● **DATA SECTION**:
########
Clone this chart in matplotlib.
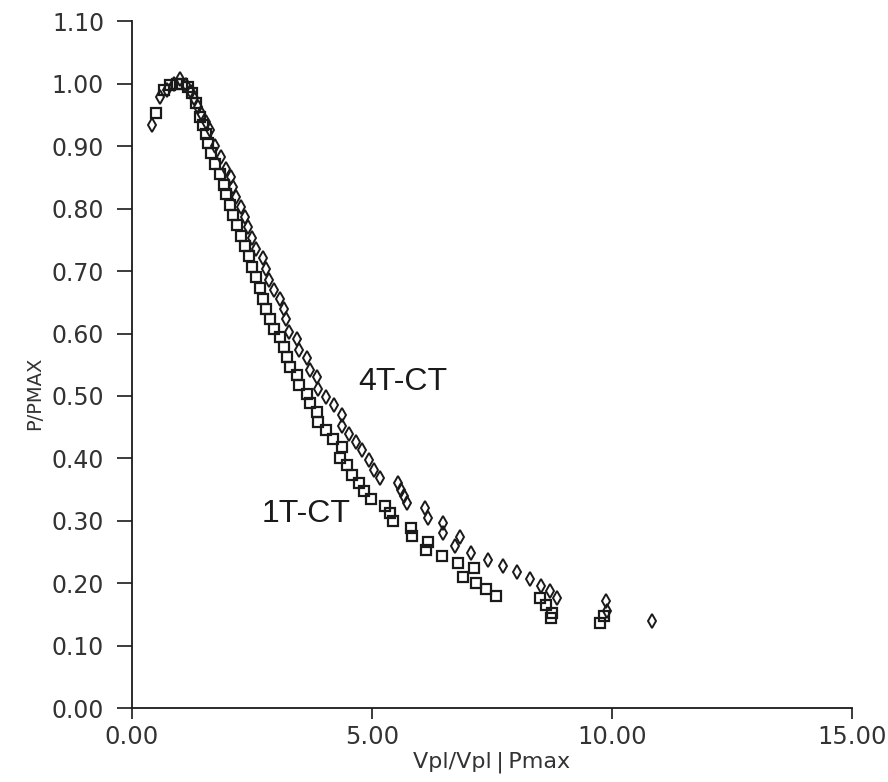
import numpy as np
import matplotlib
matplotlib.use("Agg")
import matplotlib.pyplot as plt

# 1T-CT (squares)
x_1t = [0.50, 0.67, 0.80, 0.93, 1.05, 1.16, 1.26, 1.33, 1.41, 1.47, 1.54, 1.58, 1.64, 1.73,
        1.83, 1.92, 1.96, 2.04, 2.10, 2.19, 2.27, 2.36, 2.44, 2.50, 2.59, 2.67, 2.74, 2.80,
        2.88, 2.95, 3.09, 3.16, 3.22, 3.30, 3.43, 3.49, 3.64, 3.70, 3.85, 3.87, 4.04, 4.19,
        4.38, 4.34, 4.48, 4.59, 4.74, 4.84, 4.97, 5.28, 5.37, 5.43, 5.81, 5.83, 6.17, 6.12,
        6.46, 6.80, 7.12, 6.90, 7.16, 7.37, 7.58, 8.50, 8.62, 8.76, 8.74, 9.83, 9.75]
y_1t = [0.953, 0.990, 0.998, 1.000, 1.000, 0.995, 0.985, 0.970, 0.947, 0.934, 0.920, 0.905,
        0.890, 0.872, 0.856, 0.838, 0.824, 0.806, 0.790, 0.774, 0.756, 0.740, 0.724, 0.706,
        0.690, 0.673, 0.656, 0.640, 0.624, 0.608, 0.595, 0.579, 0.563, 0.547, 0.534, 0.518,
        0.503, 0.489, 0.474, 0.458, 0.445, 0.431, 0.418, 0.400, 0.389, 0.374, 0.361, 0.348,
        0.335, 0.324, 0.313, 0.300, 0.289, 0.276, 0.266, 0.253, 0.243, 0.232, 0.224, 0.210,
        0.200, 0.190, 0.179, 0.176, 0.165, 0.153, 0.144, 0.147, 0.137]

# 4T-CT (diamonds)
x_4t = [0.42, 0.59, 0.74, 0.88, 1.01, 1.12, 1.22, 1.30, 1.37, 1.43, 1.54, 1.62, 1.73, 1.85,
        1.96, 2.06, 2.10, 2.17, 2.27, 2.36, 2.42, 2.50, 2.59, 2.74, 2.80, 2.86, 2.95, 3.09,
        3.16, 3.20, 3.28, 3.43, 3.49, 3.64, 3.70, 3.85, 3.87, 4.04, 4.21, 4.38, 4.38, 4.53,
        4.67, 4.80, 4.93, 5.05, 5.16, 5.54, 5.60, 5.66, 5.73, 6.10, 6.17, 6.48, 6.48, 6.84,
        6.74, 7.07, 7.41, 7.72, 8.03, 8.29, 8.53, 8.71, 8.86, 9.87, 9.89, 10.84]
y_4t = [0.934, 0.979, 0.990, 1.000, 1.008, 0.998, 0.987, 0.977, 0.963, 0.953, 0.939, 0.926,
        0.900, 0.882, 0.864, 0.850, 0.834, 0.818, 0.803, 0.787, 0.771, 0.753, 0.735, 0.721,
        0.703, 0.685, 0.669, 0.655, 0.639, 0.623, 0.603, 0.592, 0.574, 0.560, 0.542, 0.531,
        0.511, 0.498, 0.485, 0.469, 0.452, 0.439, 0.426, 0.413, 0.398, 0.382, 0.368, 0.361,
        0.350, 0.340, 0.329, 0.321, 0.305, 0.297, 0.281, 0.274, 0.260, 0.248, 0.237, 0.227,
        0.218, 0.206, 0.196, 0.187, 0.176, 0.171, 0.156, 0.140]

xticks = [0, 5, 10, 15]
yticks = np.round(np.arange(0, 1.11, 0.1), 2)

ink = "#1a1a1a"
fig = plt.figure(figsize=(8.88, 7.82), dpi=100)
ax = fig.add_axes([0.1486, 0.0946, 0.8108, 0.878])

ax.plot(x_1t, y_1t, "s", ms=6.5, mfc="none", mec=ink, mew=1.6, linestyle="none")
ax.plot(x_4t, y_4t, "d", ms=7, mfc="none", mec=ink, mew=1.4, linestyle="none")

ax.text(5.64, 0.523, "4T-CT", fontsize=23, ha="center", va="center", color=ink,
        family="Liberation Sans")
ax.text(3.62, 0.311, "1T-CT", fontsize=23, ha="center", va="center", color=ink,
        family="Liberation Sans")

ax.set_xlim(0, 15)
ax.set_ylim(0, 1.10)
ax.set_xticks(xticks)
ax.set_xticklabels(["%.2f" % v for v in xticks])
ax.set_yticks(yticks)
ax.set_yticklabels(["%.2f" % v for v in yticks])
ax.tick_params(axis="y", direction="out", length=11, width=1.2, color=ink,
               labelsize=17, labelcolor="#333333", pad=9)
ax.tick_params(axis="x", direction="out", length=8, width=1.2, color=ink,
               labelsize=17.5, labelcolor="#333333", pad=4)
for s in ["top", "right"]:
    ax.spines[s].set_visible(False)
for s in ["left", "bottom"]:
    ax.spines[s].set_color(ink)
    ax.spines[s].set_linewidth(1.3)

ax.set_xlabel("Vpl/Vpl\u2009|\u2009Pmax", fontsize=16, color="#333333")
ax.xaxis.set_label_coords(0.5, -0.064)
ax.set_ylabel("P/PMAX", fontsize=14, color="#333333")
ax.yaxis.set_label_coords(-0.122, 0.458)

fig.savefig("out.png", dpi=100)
########
● **REQUIREMENTS**: Write out again exactly the lines from the start of the data above through the line containing "0.200, 0.190, 0.179, 0.176, 0.165, 0.153, 0.144, 0.147, 0.137]", inclusive, excluding any pictures.

● **RESPONSE FOR THIS EXERCISE**:
Clone this chart in matplotlib.
import numpy as np
import matplotlib
matplotlib.use("Agg")
import matplotlib.pyplot as plt

# 1T-CT (squares)
x_1t = [0.50, 0.67, 0.80, 0.93, 1.05, 1.16, 1.26, 1.33, 1.41, 1.47, 1.54, 1.58, 1.64, 1.73,
        1.83, 1.92, 1.96, 2.04, 2.10, 2.19, 2.27, 2.36, 2.44, 2.50, 2.59, 2.67, 2.74, 2.80,
        2.88, 2.95, 3.09, 3.16, 3.22, 3.30, 3.43, 3.49, 3.64, 3.70, 3.85, 3.87, 4.04, 4.19,
        4.38, 4.34, 4.48, 4.59, 4.74, 4.84, 4.97, 5.28, 5.37, 5.43, 5.81, 5.83, 6.17, 6.12,
        6.46, 6.80, 7.12, 6.90, 7.16, 7.37, 7.58, 8.50, 8.62, 8.76, 8.74, 9.83, 9.75]
y_1t = [0.953, 0.990, 0.998, 1.000, 1.000, 0.995, 0.985, 0.970, 0.947, 0.934, 0.920, 0.905,
        0.890, 0.872, 0.856, 0.838, 0.824, 0.806, 0.790, 0.774, 0.756, 0.740, 0.724, 0.706,
        0.690, 0.673, 0.656, 0.640, 0.624, 0.608, 0.595, 0.579, 0.563, 0.547, 0.534, 0.518,
        0.503, 0.489, 0.474, 0.458, 0.445, 0.431, 0.418, 0.400, 0.389, 0.374, 0.361, 0.348,
        0.335, 0.324, 0.313, 0.300, 0.289, 0.276, 0.266, 0.253, 0.243, 0.232, 0.224, 0.210,
        0.200, 0.190, 0.179, 0.176, 0.165, 0.153, 0.144, 0.147, 0.137]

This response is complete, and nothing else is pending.